Stablecoin issuer Circle is upping the ante on its planned IPO, boosting the forecasted price and volume of shares it plans to imminently offer on Wall Street.

The company now intends to sell 32 million shares of Class A common stock at between $27 and $28 a share, according to a Monday SEC filing—a bid to raise up to $896 million. That’s a sizable expansion from last week’s initial IPO plans, which would have seen Circle offer 24 million shares for between $24 and $26 a piece.

The initial IPO would have seen the stablecoin issuer targeting a $6.7 billion fully diluted valuation. Today’s revised plan bumps that figure up to $7.2 billion.

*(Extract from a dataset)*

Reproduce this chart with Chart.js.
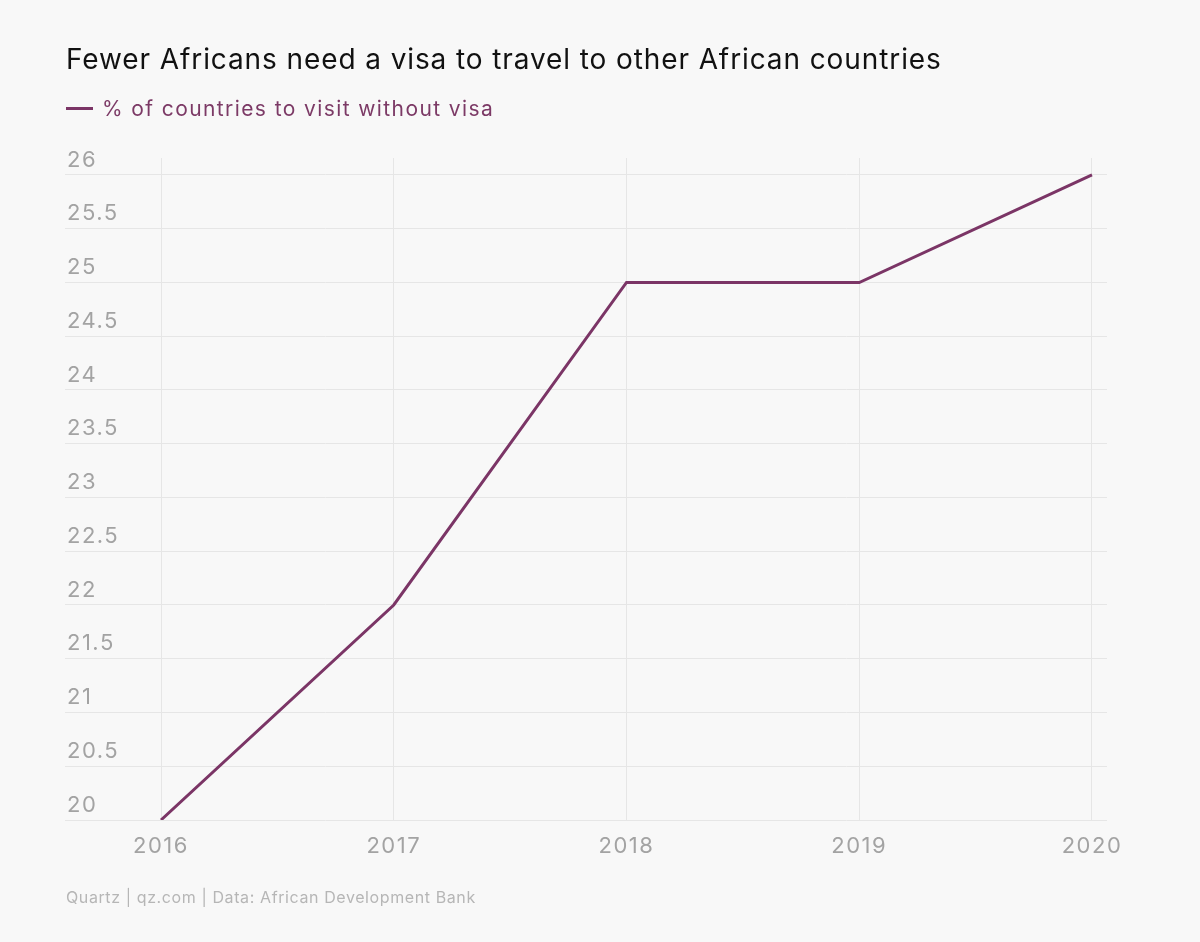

Such last-minute IPO tweaks are generally indicative, on Wall Street, of increased investor interest in a company’s stock market debut. The shares are expected to go on sale later this week, with Circle set to trade under the ticker CRCL via the New York Stock Exchange.

Decrypt reached out to Circle about the changes and what prompted them, but did not immediately receive a response. 

Just weeks ago, crypto giant Ripple reportedly attempted to buy Circle for between $4 and $5 billion—but was rebuffed, with Circle’s leadership dismissing the offer as too low.

Circle’s revised IPO plan will now see the company itself offer 12.8 million Class A shares, while stockholders plan to sell a further 19.2 million Class A shares. The latter group includes American investment firms General Catalyst and Breyer Capital, and China-based investment firm IDG Group; proceeds from their sales of the stock will not go to Circle.

The IPO will be chiefly underwritten by J.P. Morgan, Citigroup, and Goldman Sachs. 

Circle is the world’s second-largest stablecoin issuer, after market leader Tether. While Tether is unlikely to offer its flagship dollar-pegged stablecoin USDT in the United States should Congress soon pass stablecoin legislation, Circle has long expressed enthusiasm at registering to offer its equivalent product, USDC, under a new regulatory regime.